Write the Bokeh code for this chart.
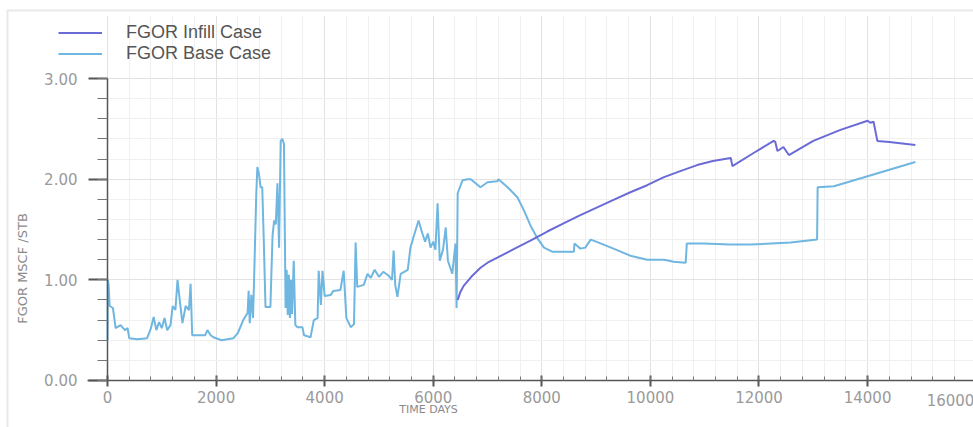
import math
from bokeh.plotting import figure
from bokeh.models import (ColumnDataSource, SingleIntervalTicker, NumeralTickFormatter,
                          Label, Legend, LegendItem, BoxAnnotation)
from bokeh.embed import file_html
from bokeh.resources import INLINE

# ---------------- data ----------------
base_days = [0, 5, 20, 40, 100, 150, 240, 320, 370, 400, 550, 730, 800, 850, 900, 950, 1000,
             1050, 1100, 1160, 1200, 1250, 1290, 1330, 1380, 1440, 1500, 1530, 1560, 1800,
             1840, 1900, 1950, 2100, 2320, 2400, 2500, 2580, 2600, 2620, 2650, 2680, 2700,
             2740, 2760, 2790, 2820, 2850, 2880, 2910, 3000, 3040, 3070, 3100, 3130, 3160,
             3190, 3220, 3250, 3280, 3300, 3320, 3340, 3360, 3380, 3400, 3430, 3460, 3500,
             3590, 3620, 3740, 3800, 3870, 3890, 3930, 3960, 4000, 4110, 4160, 4290, 4350,
             4400, 4480, 4540, 4570, 4600, 4720, 4790, 4850, 4920, 5000, 5080, 5180, 5240,
             5270, 5300, 5340, 5400, 5530, 5580, 5650, 5730, 5800, 5850, 5900, 5950, 6000,
             6040, 6080, 6120, 6180, 6230, 6270, 6350, 6410, 6430, 6450, 6540, 6630, 6690,
             6870, 7000, 7180, 7200, 7370, 7550, 7670, 7790, 7910, 8040, 8190, 8590, 8600,
             8710, 8800, 8900, 9000, 9320, 9630, 9940, 10250, 10430, 10650, 10670, 10980,
             11470, 11840, 12580, 13070, 13080, 13380, 13630, 14880]
base_fgor = [0.40, 1.00, 0.95, 0.74, 0.72, 0.52, 0.55, 0.50, 0.52, 0.42, 0.41, 0.42, 0.52, 0.63,
             0.50, 0.58, 0.52, 0.62, 0.50, 0.55, 0.74, 0.70, 1.00, 0.80, 0.57, 0.74, 0.70, 0.96,
             0.45, 0.45, 0.50, 0.45, 0.43, 0.40, 0.42, 0.47, 0.60, 0.67, 0.89, 0.57, 0.85, 0.62,
             1.00, 1.85, 2.12, 2.05, 1.92, 1.92, 1.36, 0.73, 0.73, 1.44, 1.59, 1.55, 1.96, 1.32,
             2.38, 2.40, 2.35, 0.72, 1.10, 0.65, 1.05, 0.62, 1.00, 0.66, 1.19, 0.55, 0.53, 0.53,
             0.45, 0.43, 0.60, 0.62, 1.09, 0.75, 1.09, 0.84, 0.85, 0.89, 0.90, 1.09, 0.62, 0.53,
             0.56, 1.37, 0.93, 0.95, 1.06, 1.02, 1.10, 1.03, 1.08, 1.04, 1.00, 1.29, 0.95, 0.83,
             1.06, 1.10, 1.32, 1.45, 1.59, 1.46, 1.38, 1.46, 1.32, 1.38, 1.30, 1.76, 1.19, 1.30,
             1.52, 1.19, 1.06, 1.36, 0.72, 1.86, 1.99, 2.00, 2.00, 1.92, 1.97, 1.98, 2.00, 1.92,
             1.82, 1.69, 1.54, 1.42, 1.32, 1.28, 1.28, 1.36, 1.31, 1.32, 1.40, 1.38, 1.31, 1.24,
             1.20, 1.20, 1.18, 1.17, 1.36, 1.36, 1.35, 1.35, 1.37, 1.40, 1.92, 1.93, 1.97, 2.17]

infill_days = [6450, 6500, 6560, 6700, 6870, 7000, 7180, 7500, 7790, 8100, 8400, 8700, 9020,
               9300, 9630, 9940, 10250, 10550, 10860, 11150, 11480, 11510, 11900, 12270,
               12300, 12340, 12450, 12550, 13000, 13500, 14000, 14050, 14110, 14180, 14400, 14880]
infill_fgor = [0.80, 0.88, 0.94, 1.03, 1.12, 1.17, 1.22, 1.31, 1.39, 1.48, 1.56, 1.64, 1.72,
               1.79, 1.87, 1.94, 2.02, 2.08, 2.14, 2.18, 2.21, 2.13, 2.26, 2.38, 2.37, 2.28,
               2.32, 2.24, 2.38, 2.49, 2.58, 2.56, 2.57, 2.38, 2.37, 2.34]

series_names = ["FGOR Infill Case", "FGOR Base Case"]
x_title = "TIME DAYS"
y_title = "FGOR MSCF /STB"
last_x_label = "16000"

INFILL_COLOR = "#6a6bd6"
BASE_COLOR = "#6fb6e0"
TICK_COLOR = "#9a9a9a"
AXIS_COLOR = "#555555"

W, H = 973, 427
# plot frame covers the whole canvas; axes are pinned at x=0 / y=0
p = figure(width=W, height=H, x_range=(-1971, 15951), y_range=(-0.467, 3.775),
           output_backend="svg", toolbar_location=None, min_border=0,
           min_border_left=0, min_border_right=0, min_border_top=0, min_border_bottom=0)
p.outline_line_color = None
p.background_fill_color = "white"
p.border_fill_color = "white"

xt = SingleIntervalTicker(interval=2000, num_minor_ticks=5)
yt = SingleIntervalTicker(interval=1, num_minor_ticks=5)
xt_grid = SingleIntervalTicker(interval=2000, num_minor_ticks=5)
yt_grid = SingleIntervalTicker(interval=1, num_minor_ticks=5)
p.xaxis.ticker = xt
p.yaxis.ticker = yt
p.xgrid.ticker = xt_grid
p.ygrid.ticker = yt_grid
p.xaxis.fixed_location = 0
p.yaxis.fixed_location = 0
p.xaxis.bounds = (-370, 15951)
p.yaxis.bounds = (0, 3)
p.yaxis.formatter = NumeralTickFormatter(format="0.00")

for ax in (p.xaxis[0], p.yaxis[0]):
    ax.axis_line_color = AXIS_COLOR
    ax.axis_line_width = 1.5
    ax.major_tick_line_color = AXIS_COLOR
    ax.minor_tick_line_color = "#777777"
    ax.major_tick_line_width = 2
    ax.major_label_text_color = TICK_COLOR
    ax.major_label_text_font = "DejaVu Sans"
    ax.major_label_text_font_size = "15px"

p.yaxis.major_tick_out = 19
p.yaxis.major_tick_in = 0
p.yaxis.minor_tick_out = 10
p.yaxis.minor_tick_in = 0
p.yaxis.major_label_standoff = 11

p.xaxis.major_tick_out = 6
p.xaxis.major_tick_in = 5
p.xaxis.minor_tick_out = 0
p.xaxis.minor_tick_in = 4
p.xaxis.major_label_standoff = 5

p.xgrid.grid_line_color = "#e2e2e2"
p.ygrid.grid_line_color = "#e2e2e2"
p.xgrid.minor_grid_line_color = "#f0f0f0"
p.ygrid.minor_grid_line_color = "#f0f0f0"

# white masks so the grid only fills the plotting area
for kw in (dict(right=-25), dict(top=0), dict(bottom=3.62)):
    p.add_layout(BoxAnnotation(fill_color="white", fill_alpha=1, line_alpha=0,
                               level="glyph", **kw))

base_src = ColumnDataSource(data=dict(x=base_days, y=base_fgor))
infill_src = ColumnDataSource(data=dict(x=infill_days, y=infill_fgor))
r_base = p.line("x", "y", source=base_src, line_color=BASE_COLOR, line_width=2)
r_inf = p.line("x", "y", source=infill_src, line_color=INFILL_COLOR, line_width=2)

legend = Legend(items=[LegendItem(label=series_names[0], renderers=[r_inf]),
                       LegendItem(label=series_names[1], renderers=[r_base])],
                location=(58, 363), padding=0, spacing=0, margin=0,
                glyph_width=44, glyph_height=19, label_height=19, label_standoff=24,
                label_text_font="Liberation Sans", label_text_font_size="18px",
                label_text_color="#555555", background_fill_alpha=0, border_line_alpha=0)
p.add_layout(legend, "center")

p.add_layout(Label(x=428, y=H - 409, x_units="screen", y_units="screen", text=x_title,
                   text_align="center", text_baseline="middle", text_font="DejaVu Sans",
                   text_font_size="11px", text_color="#8a8a8a"))
p.add_layout(Label(x=950, y=H - 399, x_units="screen", y_units="screen", text=last_x_label,
                   text_align="center", text_baseline="middle", text_font="DejaVu Sans",
                   text_font_size="15px", text_color=TICK_COLOR))
p.add_layout(Label(x=22, y=H - 268, x_units="screen", y_units="screen", text=y_title,
                   angle=math.pi / 2, text_align="center", text_baseline="middle",
                   text_font="DejaVu Sans", text_font_size="13px", text_color="#8a8a8a"))
p.add_layout(BoxAnnotation(left=7, right=W + 20, top=H - 10, bottom=-20,
                           left_units="screen", right_units="screen",
                           top_units="screen", bottom_units="screen",
                           fill_alpha=0, line_color="#b5b5b5", line_width=2))

open("out.html", "w").write(file_html(p, INLINE))
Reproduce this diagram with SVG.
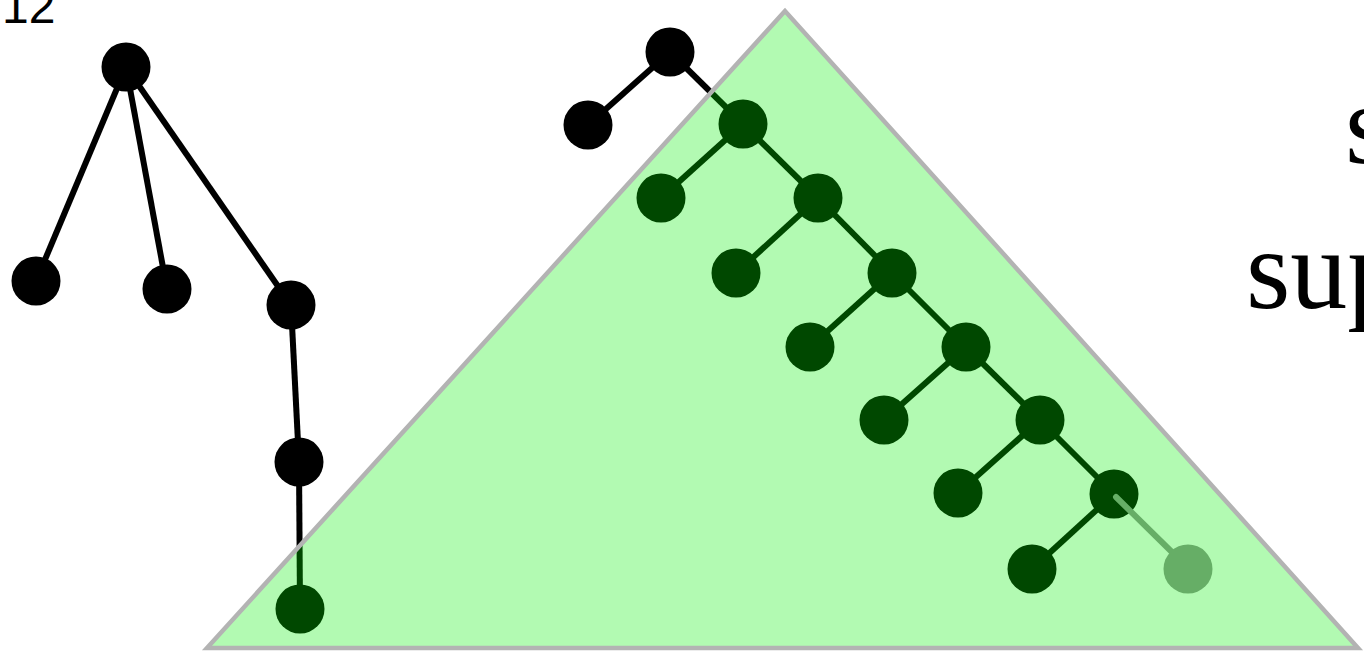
<svg xmlns="http://www.w3.org/2000/svg" width="1364" height="654" viewBox="0 0 1364 654">
<style>
.e{stroke:#000;stroke-width:6;fill:none}
.n{fill:#000}
.ge{stroke:#939393;stroke-width:6;stroke-linecap:round;fill:none}
.gn{fill:#939393}
.tri{fill:#00f000;fill-opacity:0.3;stroke:#b3b3b3;stroke-width:4.5;stroke-linejoin:miter}
.lbl{font-family:"Liberation Serif",serif;font-size:114px;fill:#000}
.num{font-family:"Liberation Sans",sans-serif;font-size:48px;fill:#000}
</style>
<rect width="1364" height="654" fill="#fff"/>
<text class="num" x="2" y="23">12</text>
<text class="lbl" x="1345" y="163">s</text>
<text class="lbl" x="1246" y="308">sup</text>
<g id="connectors">
<line class="e" x1="126" y1="67" x2="36" y2="281"/>
<line class="e" x1="126" y1="67" x2="167" y2="289"/>
<line class="e" x1="126" y1="67" x2="291" y2="305"/>
<line class="e" x1="291" y1="305" x2="299" y2="462"/>
<line class="e" x1="299" y1="462" x2="300" y2="609"/>
<line class="e" x1="670" y1="52" x2="588" y2="125"/>
<line class="e" x1="670" y1="52" x2="743" y2="124"/>
<line class="e" x1="743" y1="124" x2="661" y2="198"/>
<line class="e" x1="743" y1="124" x2="818" y2="198"/>
<line class="e" x1="818" y1="198" x2="736" y2="273"/>
<line class="e" x1="818" y1="198" x2="892" y2="273"/>
<line class="e" x1="892" y1="273" x2="810" y2="347"/>
<line class="e" x1="892" y1="273" x2="966" y2="347"/>
<line class="e" x1="966" y1="347" x2="884" y2="420"/>
<line class="e" x1="966" y1="347" x2="1040" y2="420"/>
<line class="e" x1="1040" y1="420" x2="958" y2="493"/>
<line class="e" x1="1040" y1="420" x2="1114" y2="494"/>
<line class="e" x1="1114" y1="494" x2="1032" y2="569"/>
</g>
<g id="n1"><circle class="n" cx="126" cy="67" r="24.5"/></g>
<g id="n2"><circle class="n" cx="36" cy="281" r="24.5"/></g>
<g id="n3"><circle class="n" cx="167" cy="289" r="24.5"/></g>
<g id="n4"><circle class="n" cx="291" cy="305" r="24.5"/></g>
<g id="n5"><circle class="n" cx="299" cy="462" r="24.5"/></g>
<g id="n6"><circle class="n" cx="300" cy="609" r="24.5"/></g>
<g id="t1"><circle class="n" cx="670" cy="52" r="24.5"/></g>
<g id="t2"><circle class="n" cx="588" cy="125" r="24.5"/></g>
<g id="t3"><circle class="n" cx="743" cy="124" r="24.5"/></g>
<g id="t4"><circle class="n" cx="661" cy="198" r="24.5"/></g>
<g id="t5"><circle class="n" cx="818" cy="198" r="24.5"/></g>
<g id="t6"><circle class="n" cx="736" cy="273" r="24.5"/></g>
<g id="t7"><circle class="n" cx="892" cy="273" r="24.5"/></g>
<g id="t8"><circle class="n" cx="810" cy="347" r="24.5"/></g>
<g id="t9"><circle class="n" cx="966" cy="347" r="24.5"/></g>
<g id="t10"><circle class="n" cx="884" cy="420" r="24.5"/></g>
<g id="t11"><circle class="n" cx="1040" cy="420" r="24.5"/></g>
<g id="t12"><circle class="n" cx="958" cy="493" r="24.5"/></g>
<g id="t13"><circle class="n" cx="1114" cy="494" r="24.5"/></g>
<g id="t14"><circle class="n" cx="1032" cy="569" r="24.5"/></g>
<g id="ghost-edge"><line class="ge" x1="1116" y1="497" x2="1180" y2="560"/></g>
<g id="t15"><circle class="gn" cx="1188" cy="569" r="24.5"/></g>
<g id="triangle"><polygon class="tri" points="785,11 207,648 1358,648"/></g>
</svg>
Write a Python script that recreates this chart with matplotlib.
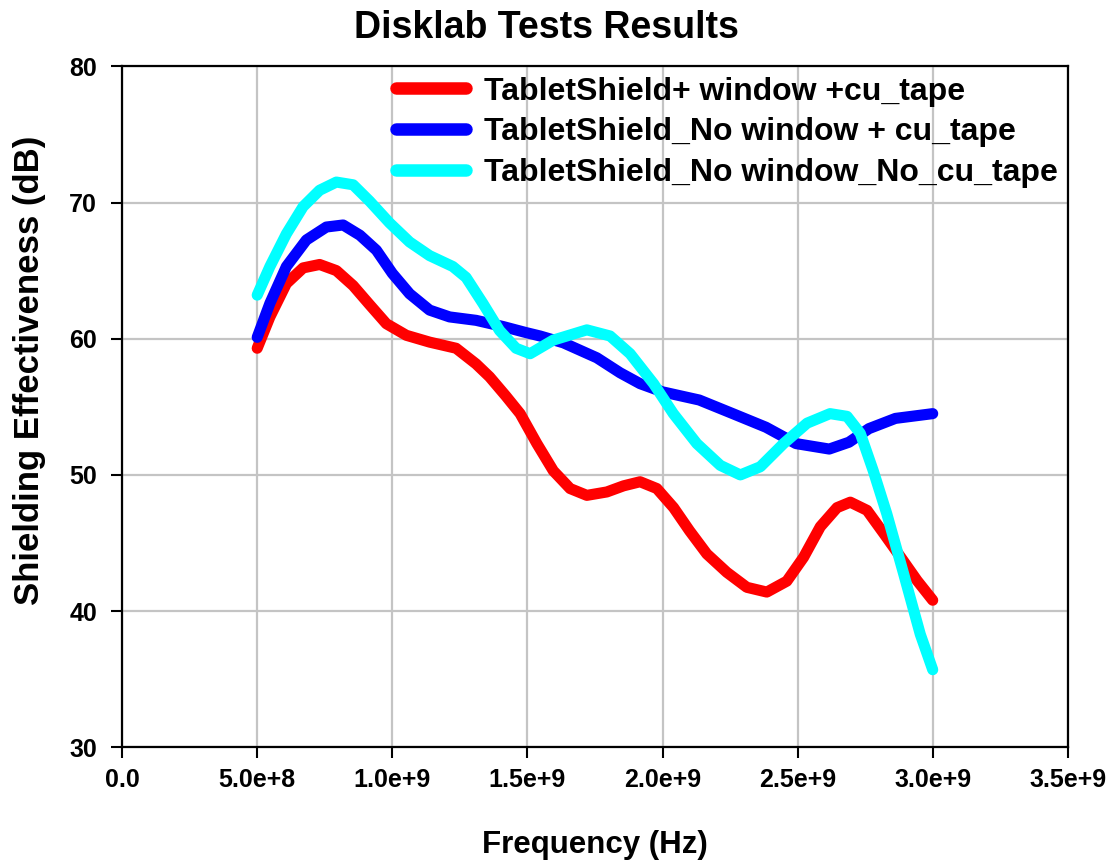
import matplotlib
matplotlib.use("Agg")
import matplotlib.pyplot as plt
from matplotlib.ticker import FuncFormatter, MultipleLocator

plt.rcParams['font.family'] = ['Liberation Sans', 'DejaVu Sans']
plt.rcParams['font.weight'] = 'bold'

# datos (frecuencia en GHz, SE en dB)
f_red = [0.50, 0.547, 0.608, 0.67, 0.731, 0.793, 0.855, 0.916, 0.978, 1.052, 1.138,
         1.236, 1.31, 1.36, 1.42, 1.473, 1.535, 1.596, 1.658, 1.72, 1.794, 1.856,
         1.917, 1.979, 2.041, 2.10, 2.164, 2.238, 2.312, 2.386, 2.46, 2.522, 2.584,
         2.646, 2.695, 2.757, 2.819, 2.88, 2.942, 3.0]
se_red = [59.3, 61.6, 64.05, 65.2, 65.45, 65.0, 63.9, 62.5, 61.1, 60.25, 59.75,
          59.3, 58.15, 57.2, 55.8, 54.5, 52.3, 50.3, 49.0, 48.5, 48.75, 49.2,
          49.5, 49.0, 47.6, 45.9, 44.2, 42.85, 41.75, 41.4, 42.2, 43.95, 46.2,
          47.6, 48.0, 47.4, 45.7, 44.0, 42.25, 40.8]

f_blue = [0.50, 0.547, 0.608, 0.682, 0.756, 0.818, 0.88, 0.941, 1.0, 1.064, 1.138,
          1.212, 1.31, 1.409, 1.495, 1.547, 1.633, 1.757, 1.843, 1.917, 2.0, 2.136,
          2.26, 2.383, 2.494, 2.617, 2.69, 2.764, 2.862, 3.0]
se_blue = [60.1, 62.6, 65.3, 67.25, 68.2, 68.35, 67.6, 66.5, 64.8, 63.3, 62.1,
           61.6, 61.35, 60.9, 60.45, 60.2, 59.7, 58.6, 57.5, 56.7, 56.1, 55.5,
           54.5, 53.5, 52.3, 51.9, 52.4, 53.4, 54.15, 54.5]

f_cyan = [0.50, 0.547, 0.608, 0.67, 0.731, 0.793, 0.855, 0.916, 0.99, 1.064, 1.138,
          1.224, 1.273, 1.335, 1.397, 1.458, 1.51, 1.596, 1.72, 1.806, 1.88, 1.967,
          2.04, 2.127, 2.214, 2.288, 2.362, 2.448, 2.535, 2.62, 2.683, 2.732, 2.78,
          2.83, 2.893, 2.954, 3.0]
se_cyan = [63.2, 65.3, 67.7, 69.7, 70.9, 71.5, 71.3, 70.1, 68.5, 67.1, 66.1,
           65.3, 64.5, 62.6, 60.6, 59.3, 58.9, 59.9, 60.65, 60.2, 58.9, 56.7,
           54.5, 52.3, 50.7, 50.0, 50.6, 52.3, 53.8, 54.5, 54.3, 53.05, 50.3,
           47.15, 42.7, 38.3, 35.7]

labels = ['TabletShield+ window +cu_tape',
          'TabletShield_No window + cu_tape',
          'TabletShield_No window_No_cu_tape']

fig = plt.figure(figsize=(11.10, 8.61), dpi=100)
ax = fig.add_axes([0.110, 0.132, 0.852, 0.791])

lw = 8
ax.plot([f * 1e9 for f in f_red], se_red, color='#ff0000', lw=lw,
        solid_capstyle='round', solid_joinstyle='round', label=labels[0])
ax.plot([f * 1e9 for f in f_blue], se_blue, color='#0000ff', lw=lw,
        solid_capstyle='round', solid_joinstyle='round', label=labels[1])
ax.plot([f * 1e9 for f in f_cyan], se_cyan, color='#00ffff', lw=lw,
        solid_capstyle='round', solid_joinstyle='round', label=labels[2])

ax.set_xlim(0, 3.5e9)
ax.set_ylim(30, 80)
ax.xaxis.set_major_locator(MultipleLocator(5e8))
ax.yaxis.set_major_locator(MultipleLocator(10))


def fmt_x(v, pos):
    if v == 0:
        return '0.0'
    return ('%.1e' % v).replace('e+0', 'e+')
ax.xaxis.set_major_formatter(FuncFormatter(fmt_x))

ax.grid(True, color='#c4c4c4', lw=1.6)
ax.set_axisbelow(True)
for s in ax.spines.values():
    s.set_linewidth(1.6)
ax.tick_params(axis='both', direction='out', length=8, width=1.5, labelsize=18)
ax.tick_params(axis='x', pad=7)
ax.tick_params(axis='y', pad=10)
for t in ax.get_xticklabels() + ax.get_yticklabels():
    t.set_fontweight('bold')

# titulo centrado en la figura, no en los ejes
fig.text(0.492, 0.968, 'Disklab Tests Results', fontsize=27, fontweight='bold',
         ha='center', va='center')
ax.set_xlabel('Frequency (Hz)', fontsize=22.5, fontweight='bold', labelpad=27)
ax.set_ylabel('Shielding Effectiveness (dB)', fontsize=25, fontweight='bold')
ax.yaxis.set_label_coords(-0.080, 0.554)

leg = ax.legend(loc='upper right', bbox_to_anchor=(1.0, 1.0), frameon=False,
                fontsize=23, handlelength=2.2, handletextpad=0.55,
                labelspacing=0.34, borderaxespad=0.22, borderpad=0.1)
for t in leg.get_texts():
    t.set_fontweight('bold')
for l in leg.get_lines():
    l.set_linewidth(9)

fig.savefig('out.png', dpi=100)
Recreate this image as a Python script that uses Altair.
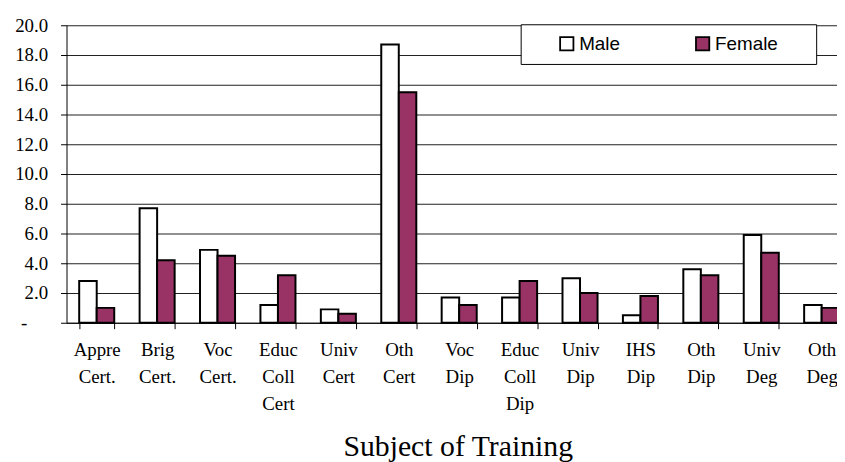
import altair as alt
import pandas as pd

categories = ["Appre Cert.", "Brig Cert.", "Voc Cert.", "Educ Coll Cert", "Univ Cert",
              "Oth Cert", "Voc Dip", "Educ Coll Dip", "Univ Dip", "IHS Dip",
              "Oth Dip", "Univ Deg", "Oth Deg"]
male = [2.8, 7.7, 4.9, 1.2, 0.9, 18.7, 1.7, 1.7, 3.0, 0.5, 3.6, 5.9, 1.2]
female = [1.0, 4.2, 4.5, 3.2, 0.6, 15.5, 1.2, 2.8, 2.0, 1.8, 3.2, 4.7, 1.0]
series = ["Male", "Female"]
colors = ["#ffffff", "#993366"]
y_ticks = [0, 2, 4, 6, 8, 10, 12, 14, 16, 18, 20]

rows = []
for c, m, f in zip(categories, male, female):
    rows.append({"category": c, "series": "Male", "value": m})
    rows.append({"category": c, "series": "Female", "value": f})
df = pd.DataFrame(rows)

serif = "Liberation Serif"
sans = "Liberation Sans"
blank = "\u2800"

chart = alt.Chart(df).mark_bar(stroke="black", strokeWidth=2).encode(
    x=alt.X("category:N", sort=categories,
            scale=alt.Scale(paddingInner=0.42, paddingOuter=0.21),
            axis=alt.Axis(title="Subject of Training", labelAngle=0,
                          labelExpr="split(datum.label, ' ')",
                          labelFont=serif, labelFontSize=19, labelColor="black",
                          labelLineHeight=27, labelPadding=12, labelOverlap=False,
                          labelFlush=False, labelLimit=0,
                          tickBand="extent", tickSize=6, tickColor="black",
                          domainColor="black", domainWidth=1,
                          titleFont=serif, titleFontSize=30, titleFontWeight="normal",
                          titleColor="black", titlePadding=19, titleX=394.5,
                          titleAlign="center", grid=False)),
    xOffset=alt.XOffset("series:N", sort=series,
                        scale=alt.Scale(domain=series, paddingInner=0, paddingOuter=0)),
    y=alt.Y("value:Q", scale=alt.Scale(domain=[0, 20], nice=False),
            axis=alt.Axis(title=None, values=y_ticks,
                          labelExpr="datum.value == 0 ? '-' : format(datum.value, '.1f')",
                          labelFont=serif, labelFontSize=19, labelColor="black",
                          labelPadding={"condition": {"test": "datum.value == 0", "value": 34},
                                        "value": 13},
                          tickSize=6, tickColor="black",
                          domainColor="black", grid=True, gridColor="#222222",
                          gridWidth=1.2)),
    color=alt.Color("series:N", sort=series,
                    scale=alt.Scale(domain=series, range=colors),
                    legend=alt.Legend(title=None, orient="none", legendX=458, legendY=-1,
                                      direction="horizontal", columns=2,
                                      columnPadding=46, padding=10,
                                      fillColor="white", strokeColor="black",
                                      symbolType="square", symbolSize=180,
                                      symbolStrokeColor="black", symbolStrokeWidth=1.8,
                                      symbolOffset=27,
                                      labelFont=sans, labelFontSize=19, labelColor="black",
                                      labelOffset=3,
                                      labelExpr="datum.label == 'Female' ? 'Female" + blank * 2 + "' : datum.label")),
).properties(
    width=792, height=300,
    autosize=alt.AutoSizeParams(type="none"),
    padding={"left": 59, "top": 15.5, "right": -15, "bottom": 138},
).configure(font=serif).configure_view(stroke=None)

chart.save("out.html", embed_options={"renderer": "svg", "actions": False})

==============================

**Short problem**
Starting at the line with "Write a Python" and ending at the line with "plt.rcParams['font.weight'] = 'bold'", copy each line exactly, both ends included. Do not copy the pictures.

**Answer for the task**
Write a Python script that recreates this chart with matplotlib.
import matplotlib
matplotlib.use("Agg")
import matplotlib.pyplot as plt
from matplotlib.ticker import FuncFormatter, MultipleLocator

plt.rcParams['font.family'] = ['Liberation Sans', 'DejaVu Sans']
plt.rcParams['font.weight'] = 'bold'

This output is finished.